No Dye Lots Here
Larger projects using multiple skeins of yarn are an investment of both your time and money – so of course you want the outcome to be phenomenal! A hand-dyed yarn will produce unique results, and there are a few simple tricks to maximize the natural color variations that result from this type of yarn.
First, making sure you have enough yarn is key – a good guideline is to purchase an extra “safety skein” of yarn so that you avoid playing “yarn chicken” while knitting your project. You can always use this skein to make a coordinating accessory!
Next, there is a simple method for minimizing the subtle variations from skein to skein: alternating skeins of yarn as you work. While Manos del Uruguay yarns are hand-dyed at the same time in the same dye pot, the color saturation can be uneven, and so we recommend this technique for projects requiring more than one skein of yarn.

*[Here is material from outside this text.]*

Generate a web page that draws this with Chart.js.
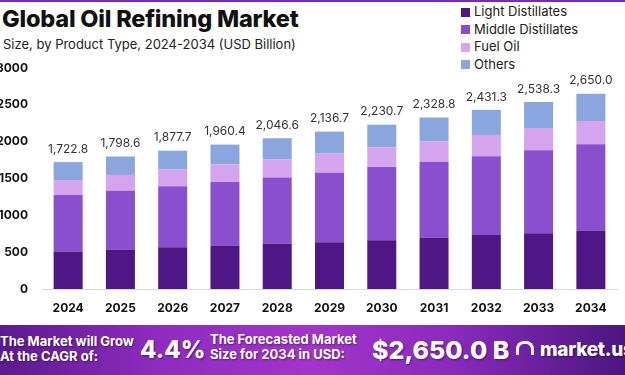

Such color differences may not be plain to the eye until the yarns are knit up side by side in the fabric, so by alternating skeins, you will minimize them because your eye will naturally “blend” the colors together.
Two Skeins of the Same Color
Here we have two skeins of Manos del Uruguay Clara in the Obispo colorway. They look similar enough in the hank and in the yarn loop, but if you look close, you’ll see that each has different lighter and darker spots. This is most visible in the wound skeins on the right: the skein on the bottom clearly has more lighter, pinker spots than the one on top. Knitting each skein one by one in succession will result in a visible line where the new yarn began.
Alternating Skeins Makes the Colors Blend
The simple solution is to alternate skeins to blend the color variations. When knitting flat, you will work two rows from one skein, then two rows from another skein (as shown above). Note: you do not have to cut the yarn! Let the first yarn hang down, and gently pull the second yarn to the outside to begin using it on the next two rows. Then, drop the second yarn and pick up the first yarn to work with once more, continuing in this manner until you’re done! For a project where you work in the round, you can use one skein for the first round and the other skein for the next, alternating in perpetuity.
Applying a black and white filter to your swatch photos will help to show the tonal variations you may otherwise miss. The top two swatches are both knit from different skeins of the same color; the top left has areas that are darker and the top right has areas that are much lighter.
The bottom swatch was knit by alternating both of these skeins, which blends the lighter and darker areas together to avoid flashing and pooling. The result is a swatch with more even color distribution.
The time and effort put into a hand knit or crocheted garment should feel satisfying. You can find a rhythm in alternating skeins as you work, and the finished result will make it all worthwhile!